Below is the interpretation response detail and a list of regulations sections applicable to this response.

Interpretation Response Details

Response Publish Date:

Company Name: Shell Oil Products Company

Individual Name: J. M. Korpal

Location State: TX Country: US

View the Interpretation Document

Response text:

Ms. J. M. Korpal

Manager, Regulatory Compliance

Shell Oil Products Company

P. O. Box 2099

Houston, TX 77252-2099

Dear Ms. Korpal:

I am responding to your letter of May 29, 1996, concerning hazardous liquid pipeline facilities at marine terminals in Port Tampa and Port Everglades, Florida. You asked if we agree with your conclusions about the extent to which these facilities are subject to the federal pipeline safety law (49 U.S.C. Chap. 601).

As defined in 49 U.S.C. §60101(a)(5), a "hazardous liquid pipeline facility" includes a pipeline, a right of way, a facility, a building, or equipment used or intended to be used in transporting hazardous liquid. And under 49 U.S.C. §60101(a)(22), "transporting hazardous liquid" means the movement of hazardous liquid by pipeline, or the storage of hazardous liquid incidental to the movement of hazardous liquid by pipeline, in or affecting interstate or foreign commerce; but does not include moving hazardous liquid through (i) gathering lines in a rural area; (ii) onshore production, refining, or manufacturing facilities; or (iii) storage or in-plant piping systems associated with onshore production, refining, or manufacturing facilities.

Applying these definitions to the facilities described and depicted in your letter, we find that none of the facilities comes under the listed exceptions. At the Port Tampa Terminal, we agree that the pipeline safety law covers pipelines beginning at the barge connection. Thus the barge pumping equipment is not covered, except any device that may be necessary to control the maximum operating pressure of the pipelines. Similarly, the law covers pipelines beginning at the barge connection at the Port Everglades terminal, rather than at the connection to the third party dock as you have depicted the limit of jurisdiction. At both terminals, we agree that the pipeline safety law covers the storage tanks and the pipelines of Chevron, BP Oil, and the unnamed third party.
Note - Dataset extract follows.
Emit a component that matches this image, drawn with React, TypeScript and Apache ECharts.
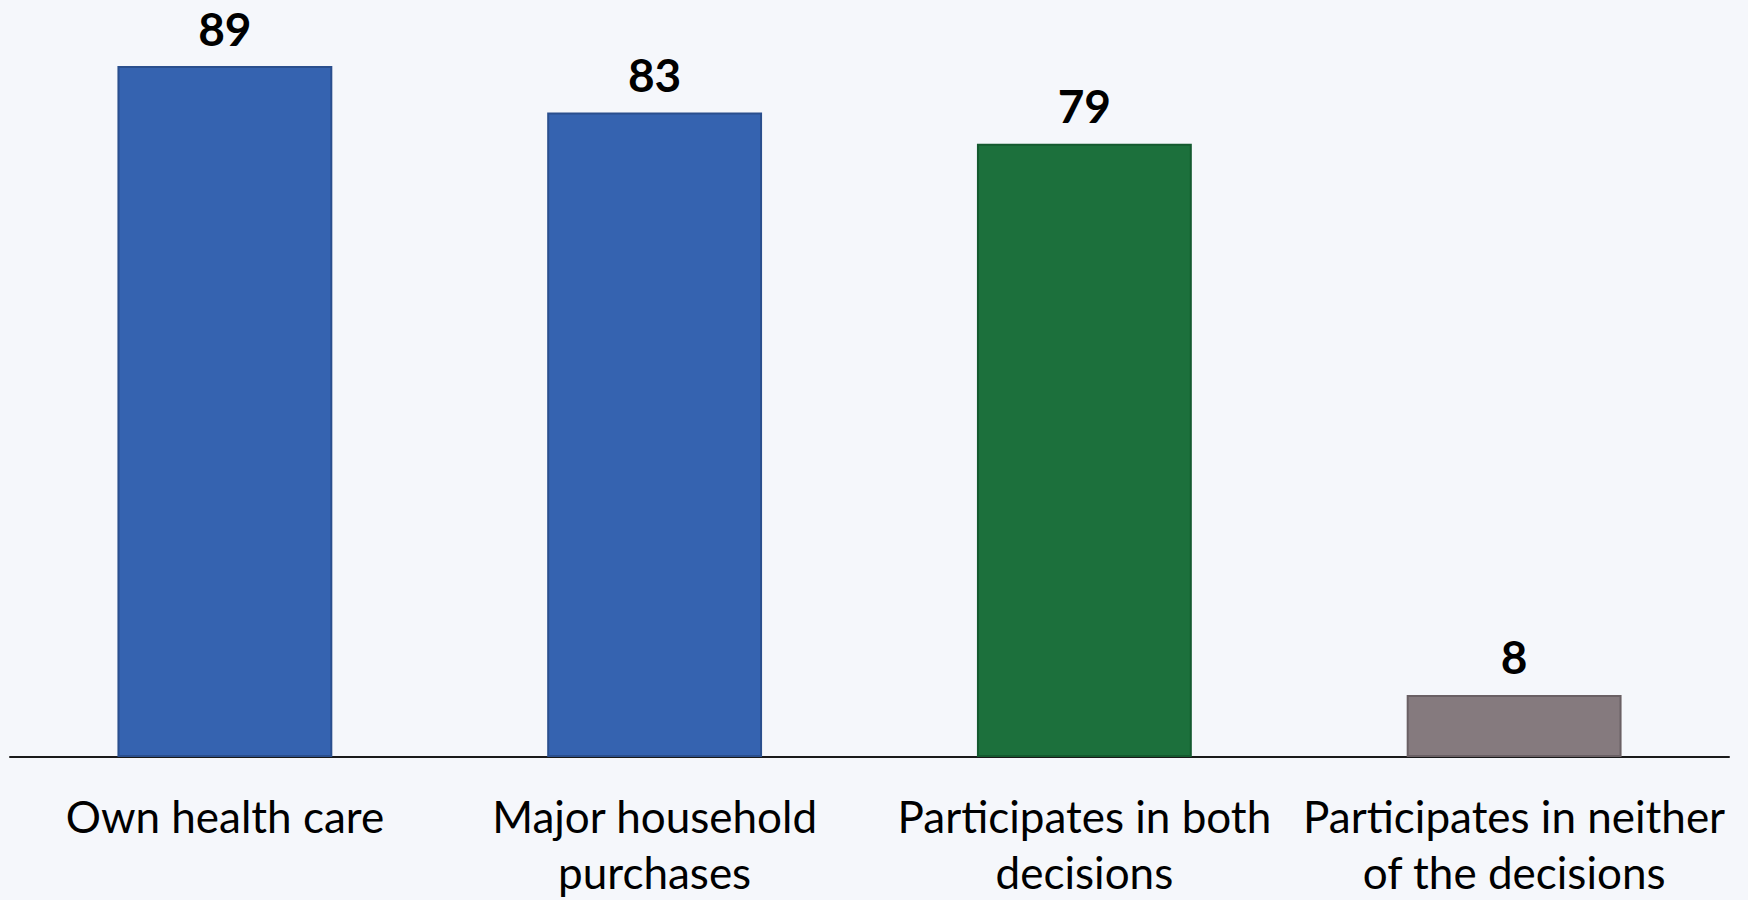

We note that you have relied on our July 24, 1995, letter to David A. Renli of the Sioux Falls Fire Department to conclude that truck loading facilities at the marine terminals are not covered by the pipeline safety law. However, since we have used the pipeline safety law to regulate similar truck loading facilities at liquefied natural gas plants (see 49 CFR 193.2223-193.2233), we are reexamining the issue of whether the law applies to truck loading facilities at other locations. We understand from talking to Shawn Hansson that this question is not of immediate importance to Shell, but, nonetheless, we regret having to reserve judgment at this time.

I hope you find this opinion helpful. If you have any questions regarding this matter, Mr. L.M. Furrow, at 202/366-4559, will be happy to assist you.

Sincerely,

Richard B. Felder

Associate Administrator for Pipeline Safety

Regulation Sections

Section Subject
195.1 Which pipelines are covered by this Part?